**JOB**
Starting at the first line of the data, please print exactly those lines through the one that holds "(9,5) -- (9,828);", omitting every picture.

**DATA LINES**
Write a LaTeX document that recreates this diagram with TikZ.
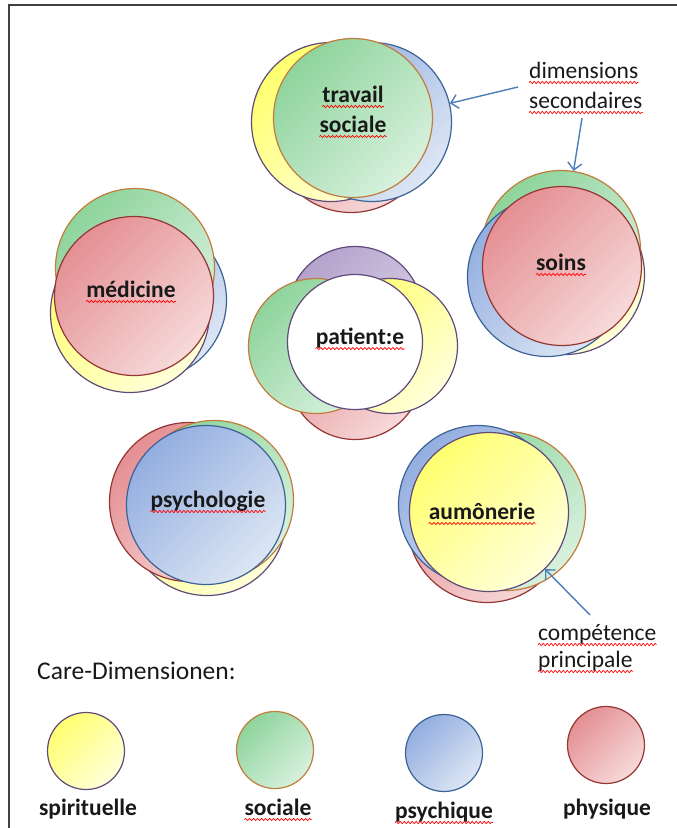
\documentclass[tikz,border=0pt]{standalone}
\usepackage{fontspec}
\setmainfont{Carlito}
\usetikzlibrary{arrows.meta,decorations.pathmorphing}
\definecolor{yelT}{HTML}{FFFF70}
\definecolor{yelL}{HTML}{FFFFDA}
\definecolor{yelB}{HTML}{604A7B}
\definecolor{grnT}{HTML}{8ED49C}
\definecolor{grnL}{HTML}{D8F1DE}
\definecolor{grnB}{HTML}{C17D3C}
\definecolor{bluT}{HTML}{93AEE0}
\definecolor{bluL}{HTML}{DDE6F4}
\definecolor{bluB}{HTML}{3B6396}
\definecolor{redT}{HTML}{E48F93}
\definecolor{redL}{HTML}{F7DADA}
\definecolor{redB}{HTML}{943634}
\definecolor{purT}{HTML}{B4A3CC}
\definecolor{purL}{HTML}{DDD5E8}
\definecolor{purB}{HTML}{604A7B}
\definecolor{arrC}{HTML}{4A7EBB}
\newcommand\sqg[1]{\draw[squig] ([yshift=-4.5pt]#1.base west) -- ([yshift=-4.5pt]#1.base east);}
\tikzset{
  circ/.style={circle, draw, line width=1.2pt, inner sep=0pt, minimum size=159pt},
  cyel/.style={circ, draw=yelB, top color=yelT, bottom color=yelL, shading angle=45},
  cgrn/.style={circ, draw=grnB, top color=grnT, bottom color=grnL, shading angle=45},
  cblu/.style={circ, draw=bluB, top color=bluT, bottom color=bluL, shading angle=45},
  cred/.style={circ, draw=redB, top color=redT, bottom color=redL, shading angle=45},
  cpur/.style={circ, draw=purB, top color=purT, bottom color=purL, shading angle=45},
  small/.style={minimum size=135pt},
  leg/.style={minimum size=77pt},
  lbl/.style={inner sep=0pt, anchor=base, text=black!90, font=\bfseries\fontsize{23.5}{28}\selectfont},
  note/.style={inner sep=0pt, anchor=base west, text=black!90, font=\fontsize{23.5}{28}\selectfont},
  squig/.style={red, line width=0.7pt, decorate, decoration={snake, amplitude=1.1pt, segment length=4pt}},
  arr/.style={arrC, line width=1.4pt, -{Straight Barb[length=7pt, width=14pt, line width=1.4pt]}},
  frame/.style={black!75, line width=2pt}
}
\begin{document}
\begin{tikzpicture}[x=1pt, y=-1pt]
\useasboundingbox (0,0) rectangle (677,828);
\draw[frame] (677,5) -- (9,5) -- (9,828);

% travail sociale
\node[cred] (ts-red) at (351,133) {};
\node[cyel] (ts-yel) at (331,122) {};
\node[cblu] (ts-blu) at (372,122) {};
\node[cgrn] (ts-grn) at (353,118) {};
\node[lbl] (ts-l1) at (353,102) {travail};
\node[lbl] (ts-l2) at (353,132) {sociale};
\sqg{ts-l1}\sqg{ts-l2}

% soins
\node[cyel] (so-yel) at (565,275) {};
\node[cgrn] (so-grn) at (561,250) {};
\node[cblu] (so-blu) at (547,277) {};
\node[cred] (so-red) at (562,266) {};
\node[lbl] (so-l) at (561,270) {soins};
\sqg{so-l}

% medicine
\node[cblu] (me-blu) at (147,300) {};
\node[cyel] (me-yel) at (130,313) {};
\node[cgrn] (me-grn) at (135,268) {};
\node[cred] (me-red) at (134,296) {};
\node[lbl] (me-l) at (131,297) {médicine};
\sqg{me-l}

% patient
\node[cpur, small] (pa-pur) at (355,314) {};
\node[cred, small] (pa-red) at (355,372) {};
\node[cgrn, small] (pa-grn) at (316,346) {};
\node[cyel, small] (pa-yel) at (390,346) {};
\node[circ, small, draw=purB, fill=white] (pa-main) at (355,342) {};
\node[lbl] (pa-l) at (360,344) {patient:e};
\sqg{pa-l}

% psychologie
\node[cyel] (ps-yel) at (207,516) {};
\node[cred] (ps-red) at (189,502) {};
\node[cgrn] (ps-grn) at (214,500) {};
\node[cblu] (ps-blu) at (206,505) {};
\node[lbl] (ps-l) at (208,507) {psychologie};
\sqg{ps-l}

% aumonerie
\node[cred] (au-red) at (487,523) {};
\node[cgrn] (au-grn) at (506,511) {};
\node[cblu] (au-blu) at (478,505) {};
\node[cyel] (au-yel) at (489,512) {};
\node[lbl] (au-l) at (482,519) {aumônerie};
\sqg{au-l}

% notes and arrows
\node[note] (n1a) at (529,78) {dimensions};
\node[note] (n1b) at (529,108) {secondaires};
\sqg{n1a}\sqg{n1b}
\node[note] (n2a) at (538,640) {compétence};
\node[note] (n2b) at (538,667) {principale};
\sqg{n2a}\sqg{n2b}
\coordinate (a1) at (518,87);
\coordinate (a2) at (582,118);
\coordinate (a3) at (590,615);
\draw[arr] (a1) -- (ts-blu);
\draw[arr] (a2) -- (so-grn);
\draw[arr] (a3) -- (au-yel);

% legend
\node[note, font=\fontsize{25.5}{30}\selectfont] (leg-title) at (37,679) {Care-Dimensionen:};
\node[cyel, leg] (lg-yel) at (86,751) {};
\node[cgrn, leg] (lg-grn) at (275,750) {};
\node[cblu, leg] (lg-blu) at (444,753) {};
\node[cred, leg] (lg-red) at (606,745) {};
\node[lbl] (lt-yel) at (88,815) {spirituelle};
\node[lbl] (lt-grn) at (278,815) {sociale};
\node[lbl] (lt-blu) at (444,818) {psychique};
\node[lbl] (lt-red) at (607,815) {physique};
\sqg{lt-grn}\sqg{lt-blu}
\end{tikzpicture}
\end{document}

**FINAL RESULT**
Write a LaTeX document that recreates this diagram with TikZ.
\documentclass[tikz,border=0pt]{standalone}
\usepackage{fontspec}
\setmainfont{Carlito}
\usetikzlibrary{arrows.meta,decorations.pathmorphing}
\definecolor{yelT}{HTML}{FFFF70}
\definecolor{yelL}{HTML}{FFFFDA}
\definecolor{yelB}{HTML}{604A7B}
\definecolor{grnT}{HTML}{8ED49C}
\definecolor{grnL}{HTML}{D8F1DE}
\definecolor{grnB}{HTML}{C17D3C}
\definecolor{bluT}{HTML}{93AEE0}
\definecolor{bluL}{HTML}{DDE6F4}
\definecolor{bluB}{HTML}{3B6396}
\definecolor{redT}{HTML}{E48F93}
\definecolor{redL}{HTML}{F7DADA}
\definecolor{redB}{HTML}{943634}
\definecolor{purT}{HTML}{B4A3CC}
\definecolor{purL}{HTML}{DDD5E8}
\definecolor{purB}{HTML}{604A7B}
\definecolor{arrC}{HTML}{4A7EBB}
\newcommand\sqg[1]{\draw[squig] ([yshift=-4.5pt]#1.base west) -- ([yshift=-4.5pt]#1.base east);}
\tikzset{
  circ/.style={circle, draw, line width=1.2pt, inner sep=0pt, minimum size=159pt},
  cyel/.style={circ, draw=yelB, top color=yelT, bottom color=yelL, shading angle=45},
  cgrn/.style={circ, draw=grnB, top color=grnT, bottom color=grnL, shading angle=45},
  cblu/.style={circ, draw=bluB, top color=bluT, bottom color=bluL, shading angle=45},
  cred/.style={circ, draw=redB, top color=redT, bottom color=redL, shading angle=45},
  cpur/.style={circ, draw=purB, top color=purT, bottom color=purL, shading angle=45},
  small/.style={minimum size=135pt},
  leg/.style={minimum size=77pt},
  lbl/.style={inner sep=0pt, anchor=base, text=black!90, font=\bfseries\fontsize{23.5}{28}\selectfont},
  note/.style={inner sep=0pt, anchor=base west, text=black!90, font=\fontsize{23.5}{28}\selectfont},
  squig/.style={red, line width=0.7pt, decorate, decoration={snake, amplitude=1.1pt, segment length=4pt}},
  arr/.style={arrC, line width=1.4pt, -{Straight Barb[length=7pt, width=14pt, line width=1.4pt]}},
  frame/.style={black!75, line width=2pt}
}
\begin{document}
\begin{tikzpicture}[x=1pt, y=-1pt]
\useasboundingbox (0,0) rectangle (677,828);
\draw[frame] (677,5) -- (9,5) -- (9,828);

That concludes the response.